For agencies evaluating partners across multiple platforms, the rubric transfers directly. If you're looking to hire Shopify experts alongside your WordPress team, run them through the same scorecard so you're comparing apples to apples.

Run reference checks that go beyond review pages
Yelp ratings and Google reviews tell you what a partner's marketing team wants you to see. Genuine reference checks require direct conversations with current clients, specifically agencies similar to yours in size and project volume.
Ask the partner to connect you with two or three current customers. Then ask those references pointed questions: How often do deadlines slip? What happens when a revision request conflicts with the original scope? Has the partner ever lost a key developer mid-project, and how did they handle it? These questions surface operational patterns that portfolio reviews and review pages never reveal. As PacificABS recommends, checking a partner's reputation through direct customer conversations should be "high on the priority list" of your evaluation process.
Cross-reference what you hear with your own security due diligence. A partner who claims excellent WordPress practices should be running staging environments for all updates and automated vulnerability scanning. With 250+ weekly plugin vulnerabilities now documented across the WordPress ecosystem, security hygiene has moved from a nice-to-have to a disqualifying criterion.

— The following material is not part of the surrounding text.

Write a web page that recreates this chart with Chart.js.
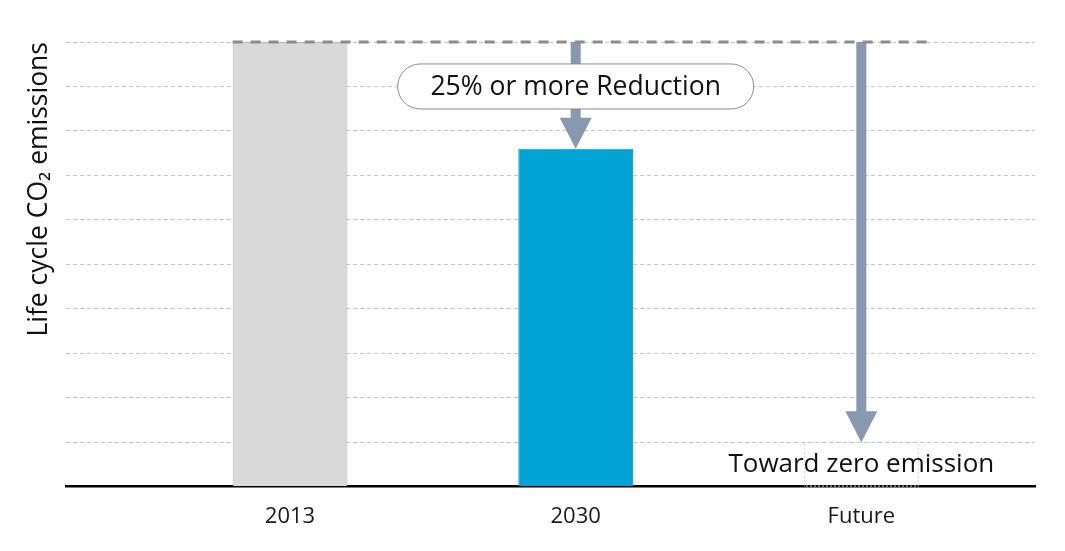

If a reference tells you the partner once pushed a plugin update directly to production without staging, weight that information heavily.
Warning: If a partner can't produce references from agencies (as opposed to direct end-clients), they likely haven't done white-label work at scale. White-label relationships have unique demands around branding, client invisibility, and handoff protocols that end-client references won't validate.
When These Rules Collapse
These six rules assume you have time to evaluate. Sometimes you don't. A major client signs unexpectedly, your lead developer quits, or a project scope doubles overnight. In those moments, agencies default to price-based selection because speed feels more important than process.
The compromise position is to keep a pre-vetted shortlist of two or three partners who've already passed your scorecard. Invest the evaluation time before the emergency arrives, not during it. Run one partner through the full rubric each quarter, even if you don't have an immediate project for them. Build a bench. The agencies that avoid catastrophic outsourcing failures aren't the ones with the best scorecards; they're the ones who filled out the scorecard six months before they needed the answer.
The other scenario where these rules bend is when you're working with a partner you've used for years and trust deeply. Established relationships carry their own data: hundreds of completed projects, known communication patterns, proven reliability. A partner who scored 170 on your rubric three years ago doesn't need to re-qualify for every new project. But they do need periodic re-evaluation, especially if their team composition shifts or they scale rapidly. Trust is earned data, and it expires when the underlying conditions change.